Почему Кутузов был поставлен в такое ужасное положение? Почему он примирился с выпавшею теперь на его долю ролью номинального главнокомандующего, имя которого прикрывало соображения австрийского генерал-квартирмейстерского штаба? Объяснение можно находить только в том, что наша квартирмейстерская часть в мирное время стояла далеко от войск и не обладала надлежащею подготовкою; надеялись поправить дело, поставив на первое место казавшийся учёным австрийский генеральный штаб, упуская из вида, что ложная наука гораздо вреднее чем малое знание, и что последний недочёт может быть пополнен в боевой школе, тогда как эта же школа не могла не только устранить извращённых идей, господствовавших у «учёных» австрийцев, но даже хотя бы сколько-нибудь ослабить их. Кутузов, быть может, надеялся хитростью добиться того, что считал он необходимым и добиваться чего открыто у него теперь не хватало гражданского мужества.

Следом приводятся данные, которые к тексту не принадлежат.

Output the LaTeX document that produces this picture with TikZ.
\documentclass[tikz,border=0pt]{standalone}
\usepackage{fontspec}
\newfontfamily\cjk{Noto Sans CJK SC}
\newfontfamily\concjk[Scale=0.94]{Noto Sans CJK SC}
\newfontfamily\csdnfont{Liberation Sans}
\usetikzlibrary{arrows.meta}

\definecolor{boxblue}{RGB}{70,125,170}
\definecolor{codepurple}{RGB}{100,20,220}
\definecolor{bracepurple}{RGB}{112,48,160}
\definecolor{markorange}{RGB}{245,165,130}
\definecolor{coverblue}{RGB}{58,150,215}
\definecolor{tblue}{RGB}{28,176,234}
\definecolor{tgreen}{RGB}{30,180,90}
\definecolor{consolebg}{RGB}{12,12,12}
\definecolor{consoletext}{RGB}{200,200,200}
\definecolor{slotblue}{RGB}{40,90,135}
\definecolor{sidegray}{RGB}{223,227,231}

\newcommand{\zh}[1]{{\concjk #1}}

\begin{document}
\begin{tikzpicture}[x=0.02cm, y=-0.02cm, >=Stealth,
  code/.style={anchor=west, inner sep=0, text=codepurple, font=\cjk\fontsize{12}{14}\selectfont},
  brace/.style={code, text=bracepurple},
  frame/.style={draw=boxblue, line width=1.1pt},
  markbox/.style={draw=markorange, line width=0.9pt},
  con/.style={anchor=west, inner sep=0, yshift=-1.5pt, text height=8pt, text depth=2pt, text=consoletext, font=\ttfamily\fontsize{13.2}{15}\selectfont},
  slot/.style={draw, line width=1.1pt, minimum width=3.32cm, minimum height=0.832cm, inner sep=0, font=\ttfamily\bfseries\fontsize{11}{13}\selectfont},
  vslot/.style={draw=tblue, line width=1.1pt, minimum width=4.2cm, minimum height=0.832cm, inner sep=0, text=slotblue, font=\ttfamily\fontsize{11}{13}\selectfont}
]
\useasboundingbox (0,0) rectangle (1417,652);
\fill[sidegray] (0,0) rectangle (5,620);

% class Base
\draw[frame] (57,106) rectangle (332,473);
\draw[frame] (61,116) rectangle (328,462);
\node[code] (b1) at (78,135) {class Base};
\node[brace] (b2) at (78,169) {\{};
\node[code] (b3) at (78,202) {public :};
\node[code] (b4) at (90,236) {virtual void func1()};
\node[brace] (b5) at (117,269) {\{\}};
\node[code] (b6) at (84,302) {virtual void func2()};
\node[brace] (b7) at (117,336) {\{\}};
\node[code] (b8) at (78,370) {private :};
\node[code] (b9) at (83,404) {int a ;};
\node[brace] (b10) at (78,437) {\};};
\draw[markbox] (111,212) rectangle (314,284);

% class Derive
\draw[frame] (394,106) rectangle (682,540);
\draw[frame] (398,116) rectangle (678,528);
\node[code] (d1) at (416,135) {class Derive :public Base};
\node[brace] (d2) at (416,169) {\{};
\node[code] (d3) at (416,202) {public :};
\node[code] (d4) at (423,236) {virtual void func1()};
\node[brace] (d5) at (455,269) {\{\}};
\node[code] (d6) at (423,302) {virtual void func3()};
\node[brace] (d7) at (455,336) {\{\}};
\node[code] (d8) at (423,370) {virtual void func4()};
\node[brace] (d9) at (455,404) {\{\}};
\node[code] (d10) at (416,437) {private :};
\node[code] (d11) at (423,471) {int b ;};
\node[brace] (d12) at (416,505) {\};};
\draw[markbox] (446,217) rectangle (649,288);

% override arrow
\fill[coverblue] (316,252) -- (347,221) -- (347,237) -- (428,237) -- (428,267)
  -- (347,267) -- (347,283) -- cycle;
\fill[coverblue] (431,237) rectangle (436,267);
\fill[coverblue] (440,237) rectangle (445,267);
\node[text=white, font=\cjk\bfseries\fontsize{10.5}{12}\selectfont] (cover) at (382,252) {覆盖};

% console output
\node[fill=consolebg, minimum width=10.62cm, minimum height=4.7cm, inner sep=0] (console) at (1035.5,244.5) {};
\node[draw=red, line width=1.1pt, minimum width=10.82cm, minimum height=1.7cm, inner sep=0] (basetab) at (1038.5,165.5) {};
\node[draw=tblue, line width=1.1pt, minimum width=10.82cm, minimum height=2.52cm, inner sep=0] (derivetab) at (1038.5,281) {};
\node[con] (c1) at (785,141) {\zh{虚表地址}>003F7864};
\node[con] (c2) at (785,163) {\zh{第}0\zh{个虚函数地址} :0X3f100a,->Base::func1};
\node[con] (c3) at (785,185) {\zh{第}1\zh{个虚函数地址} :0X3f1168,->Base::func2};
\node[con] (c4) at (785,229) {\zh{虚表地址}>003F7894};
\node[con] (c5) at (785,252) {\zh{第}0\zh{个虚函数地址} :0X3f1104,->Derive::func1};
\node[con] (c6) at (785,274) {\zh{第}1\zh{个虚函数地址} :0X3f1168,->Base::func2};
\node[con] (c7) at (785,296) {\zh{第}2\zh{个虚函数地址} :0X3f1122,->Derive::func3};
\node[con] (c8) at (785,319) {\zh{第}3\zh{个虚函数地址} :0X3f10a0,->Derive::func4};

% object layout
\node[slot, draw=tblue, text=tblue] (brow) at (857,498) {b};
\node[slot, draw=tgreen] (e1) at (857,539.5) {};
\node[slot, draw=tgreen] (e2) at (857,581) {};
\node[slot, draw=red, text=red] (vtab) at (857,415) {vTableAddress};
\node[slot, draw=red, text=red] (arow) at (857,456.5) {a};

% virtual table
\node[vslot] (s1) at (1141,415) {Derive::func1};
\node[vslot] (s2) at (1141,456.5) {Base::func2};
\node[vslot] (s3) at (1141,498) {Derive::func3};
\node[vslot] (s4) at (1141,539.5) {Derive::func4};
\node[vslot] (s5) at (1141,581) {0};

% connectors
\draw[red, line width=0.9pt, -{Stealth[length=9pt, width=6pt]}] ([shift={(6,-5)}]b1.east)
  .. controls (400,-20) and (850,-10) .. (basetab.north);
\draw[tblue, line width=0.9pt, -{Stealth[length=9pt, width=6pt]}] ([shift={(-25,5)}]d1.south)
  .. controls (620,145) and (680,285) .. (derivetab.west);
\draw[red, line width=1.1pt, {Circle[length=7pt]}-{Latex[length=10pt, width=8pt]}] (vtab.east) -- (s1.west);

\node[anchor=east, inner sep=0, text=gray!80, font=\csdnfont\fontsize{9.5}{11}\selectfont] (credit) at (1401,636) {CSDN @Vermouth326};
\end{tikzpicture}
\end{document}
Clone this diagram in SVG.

Он не был сторонником решительных действий. С течением времени союзники должны были ещё более усилиться; армии эрцгерцогов Карла и Иоанна (80,000 чел.) приближались к Дунаю и могли соединиться с Кутузовым в начале декабря; подходили новые подкрепления из России; Пруссия готовилась выступить против Наполеона, выставив 120,000—170,000 чел.; положение Наполеона ухудшалось, а положение союзников улучшалось. Выжидание было для них выгодно — и Кутузов, быть может рассчитывал, что он успешнее всякого другого протянет необходимое время. В этом смысле и было принято решение главною квартирою союзной армии, вследствие чего армия эта и отошла к Ольмюцу, близ которого имелась для неё весьма сильная позиция у Ольшан.